Configuring Ollama Variables on Linux
To set environment variables for Ollama on Linux:
Step 1: Open the Service File
$ sudo vim /etc/systemd/system/ollama.service
Step 2: Add Environment Variables
Insert the following lines under the [Service]
section:
[Service]
Environment="OLLAMA_DEBUG=1"
Environment="OLLAMA_HOST=0.0.0.0:11434"
Step 3: Apply Changes
$ sudo systemctl daemon-reload
$ sudo systemctl restart ollama
Setting Ollama Variables on macOS
To configure environment variables on macOS:
$ launchctl setenv OLLAMA_HOST "0.0.0.0"
$ ollama serve
Setting Ollama Variables on Windows
To configure variables on Windows:
- Open the Windows search menu and search for “Environment Variables”.

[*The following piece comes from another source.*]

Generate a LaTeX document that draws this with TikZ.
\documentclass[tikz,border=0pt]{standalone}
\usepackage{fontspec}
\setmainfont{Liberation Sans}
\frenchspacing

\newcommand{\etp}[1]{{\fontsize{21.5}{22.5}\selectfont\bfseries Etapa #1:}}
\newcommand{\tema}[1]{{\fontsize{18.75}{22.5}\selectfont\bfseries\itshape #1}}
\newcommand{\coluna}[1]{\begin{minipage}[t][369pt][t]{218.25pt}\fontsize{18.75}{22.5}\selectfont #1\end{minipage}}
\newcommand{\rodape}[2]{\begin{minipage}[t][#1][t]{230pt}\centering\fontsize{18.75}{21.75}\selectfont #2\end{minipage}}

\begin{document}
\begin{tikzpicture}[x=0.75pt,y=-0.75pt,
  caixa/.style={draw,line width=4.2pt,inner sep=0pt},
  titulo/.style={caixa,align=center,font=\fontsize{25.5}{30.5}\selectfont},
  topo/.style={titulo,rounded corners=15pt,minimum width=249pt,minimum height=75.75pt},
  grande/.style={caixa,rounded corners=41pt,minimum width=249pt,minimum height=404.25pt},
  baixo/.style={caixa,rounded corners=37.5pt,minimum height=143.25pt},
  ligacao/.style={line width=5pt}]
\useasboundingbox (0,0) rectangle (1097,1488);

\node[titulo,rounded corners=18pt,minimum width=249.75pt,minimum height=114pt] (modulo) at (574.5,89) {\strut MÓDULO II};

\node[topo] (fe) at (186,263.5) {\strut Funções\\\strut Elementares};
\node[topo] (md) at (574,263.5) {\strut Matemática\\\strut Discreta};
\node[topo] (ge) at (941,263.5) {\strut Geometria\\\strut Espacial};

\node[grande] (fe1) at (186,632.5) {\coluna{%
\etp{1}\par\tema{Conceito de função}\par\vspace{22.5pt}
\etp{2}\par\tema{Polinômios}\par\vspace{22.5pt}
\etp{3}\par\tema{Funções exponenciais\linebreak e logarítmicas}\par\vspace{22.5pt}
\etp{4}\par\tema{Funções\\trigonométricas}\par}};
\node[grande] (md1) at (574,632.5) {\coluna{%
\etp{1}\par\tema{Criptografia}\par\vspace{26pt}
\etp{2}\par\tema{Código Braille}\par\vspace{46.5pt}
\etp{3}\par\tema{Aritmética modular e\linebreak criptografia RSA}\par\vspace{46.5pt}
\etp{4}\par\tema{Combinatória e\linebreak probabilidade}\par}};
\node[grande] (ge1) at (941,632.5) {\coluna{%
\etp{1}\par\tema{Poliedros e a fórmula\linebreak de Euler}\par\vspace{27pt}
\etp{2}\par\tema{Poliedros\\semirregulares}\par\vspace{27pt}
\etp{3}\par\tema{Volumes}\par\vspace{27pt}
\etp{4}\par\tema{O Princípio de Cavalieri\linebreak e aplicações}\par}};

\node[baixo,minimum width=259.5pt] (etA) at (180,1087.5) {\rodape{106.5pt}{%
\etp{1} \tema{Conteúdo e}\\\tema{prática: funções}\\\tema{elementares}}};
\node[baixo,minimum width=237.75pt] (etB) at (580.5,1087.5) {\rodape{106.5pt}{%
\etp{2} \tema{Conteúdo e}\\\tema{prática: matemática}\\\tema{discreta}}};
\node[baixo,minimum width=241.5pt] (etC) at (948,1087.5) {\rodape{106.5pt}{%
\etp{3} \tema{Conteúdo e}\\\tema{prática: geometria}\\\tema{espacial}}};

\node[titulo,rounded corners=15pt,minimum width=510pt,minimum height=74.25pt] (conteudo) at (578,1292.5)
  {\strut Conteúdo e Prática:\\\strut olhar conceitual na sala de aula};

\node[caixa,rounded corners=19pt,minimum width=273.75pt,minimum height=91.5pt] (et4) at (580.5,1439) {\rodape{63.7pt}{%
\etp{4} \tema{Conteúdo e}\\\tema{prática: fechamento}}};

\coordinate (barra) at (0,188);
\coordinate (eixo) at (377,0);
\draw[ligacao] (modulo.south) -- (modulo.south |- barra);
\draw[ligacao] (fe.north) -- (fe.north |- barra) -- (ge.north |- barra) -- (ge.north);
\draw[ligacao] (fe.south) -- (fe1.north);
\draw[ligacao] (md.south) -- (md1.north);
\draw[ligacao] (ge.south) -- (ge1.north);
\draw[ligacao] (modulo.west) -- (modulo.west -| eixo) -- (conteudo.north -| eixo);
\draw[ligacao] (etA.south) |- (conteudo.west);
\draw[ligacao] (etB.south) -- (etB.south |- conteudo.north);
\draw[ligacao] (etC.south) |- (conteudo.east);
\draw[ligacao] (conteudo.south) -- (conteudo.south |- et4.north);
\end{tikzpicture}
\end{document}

- Select “Edit the System Variables”.
- Click “Environment Variables”.
- Click “New” to create a new entry.
- Enter the variable name and value.
- Click “OK” to save the settings.
- Click “Apply” to finalize the changes.
Conclusion
You have successfully installed and configured Ollama to run large language models on your local system. Whether running models locally or on a remote machine, Ollama provides an efficient solution. Use environment variables to enhance performance and allow remote access. For further information, refer to the Ollama GitHub repository.